American-born sound artist Pierce Warneke mostly lives and works in Europe, and has surfaced here before mainly in the context of Emitter Micro, that interesting label that has been home to a few small-run releases in bizarre packaging which contains anonymous, perplexing and alienatingly severe electronic sound art. I often associate him with Berliner Christoph Limbach, and both of them appeared on Four Corners Of The Night, a cassette tape released by Staaltape around 2012. Warneke has now made a superb album called Memory Fragments (ROOM 40 RM479), where he performs electronic music using assorted devices and methods such as the electromagnetic coil, contact microphones, feedback, and a process called “FM and additive synthesis”. And some conventional instruments, including piano and guitar. He’s joined by the bass player Yair Elzara Glotman, Kris Limbach (see above) on percussion, and the saxophonist Pierre Borel. In addition to this, there are field recordings gathered from America, Portugal, France and Germany folded into the equation.
The set is thus far from minimal or severe, and instead offers a rich set of complex and intriguing tones for the listener to explore and move around inside. With a descriptive paragraph explaining something of the origins of this work, Warnecke uses an entire thesaurus of terms which mean more or less the same thing – the message that comes across is constant change and reworking, suggesting he manipulates his sizeable gobbets of sound like so much plasticine, remoulding them into toy farms, cities, office workers and Noah’s Ark configurations like a grown-up child ought to do. A large number of contemporary sound artists are into the “reworking” thing these days; I suppose it’s much easier to tinker with sound files in the computer than ever before, and while some of them may hope to align themselves with the early geniuses of musique concrète, quite often they simply produced reams of over-cooked murk and spew, which has been baked in the innards of a laptop for far too long.

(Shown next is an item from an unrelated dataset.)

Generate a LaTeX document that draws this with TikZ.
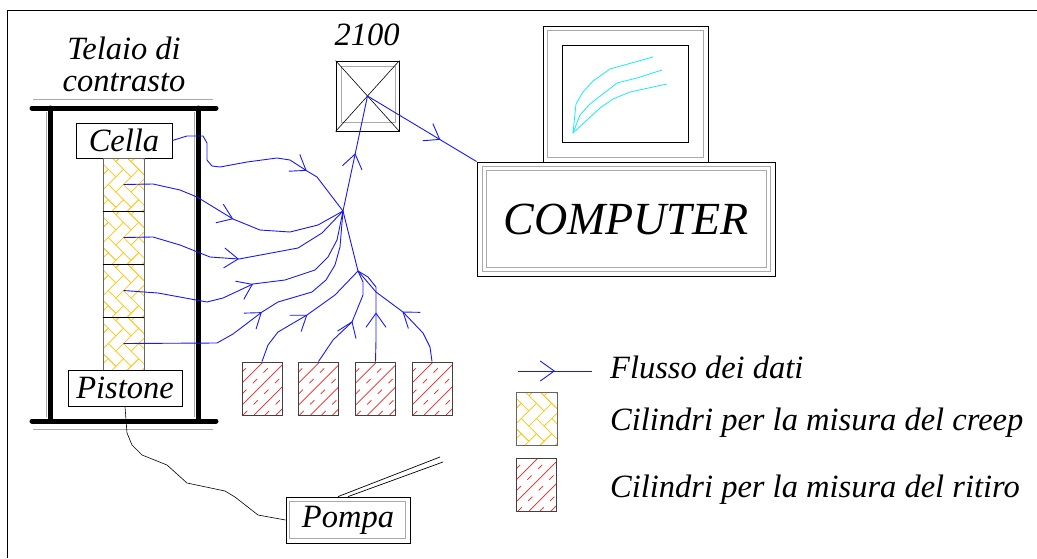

We can’t level that accusation at a single track, or a single moment, on Memory Fragments; every musical utterance has a certain weight, and there’s a solidity and crispness to the sounds that is impressive. Although events do tend to coagulate into a continuum of some sort, it’s never a mindless or boring process drone; and the strange weightless journey into space is mapped with a series of very distinct and separated sound events, acting like milestones. It’s a very exciting and inexplicable noise.
There’s also a certain solemnity to the music, as if every utterance were delivered by an undertaker wearing a large top hat and a grave countenance. This may have something to with the ponderous track titles; each one nearly a sentence, or title of a book chapter (a book one never hopes to read), and to boot they’re arranged under two headings, suggesting the book is a two-volume monster of epic sweep. The trend of these titles reads like an attempt to describe the phenomenon of memory itself, clasping at concrete images that might capture it in some way. In that context, the phrase “built on folds and braids” seems especially resonant. The puzzling cover image (uncredited) may also be an attempt to pin down the elusive idea of memory into a visual form; curlicue twisted rags of cloth or paper spin in space, or are arranged in something resembling a grid.
Warneke is attempting to say something about the human mind as a recording medium. The brain can replay memories, but it might do so in a faulty manner, so that the memory never matches the actual experience. This volatility interests him, and the record Memory Fragments expresses this idea by “taking samples (sound, images, objects) of a physical space and then placing them in an imaginary process of transformation and transience that slowly erodes these digital memories until disappearance”. From 25 May 2016.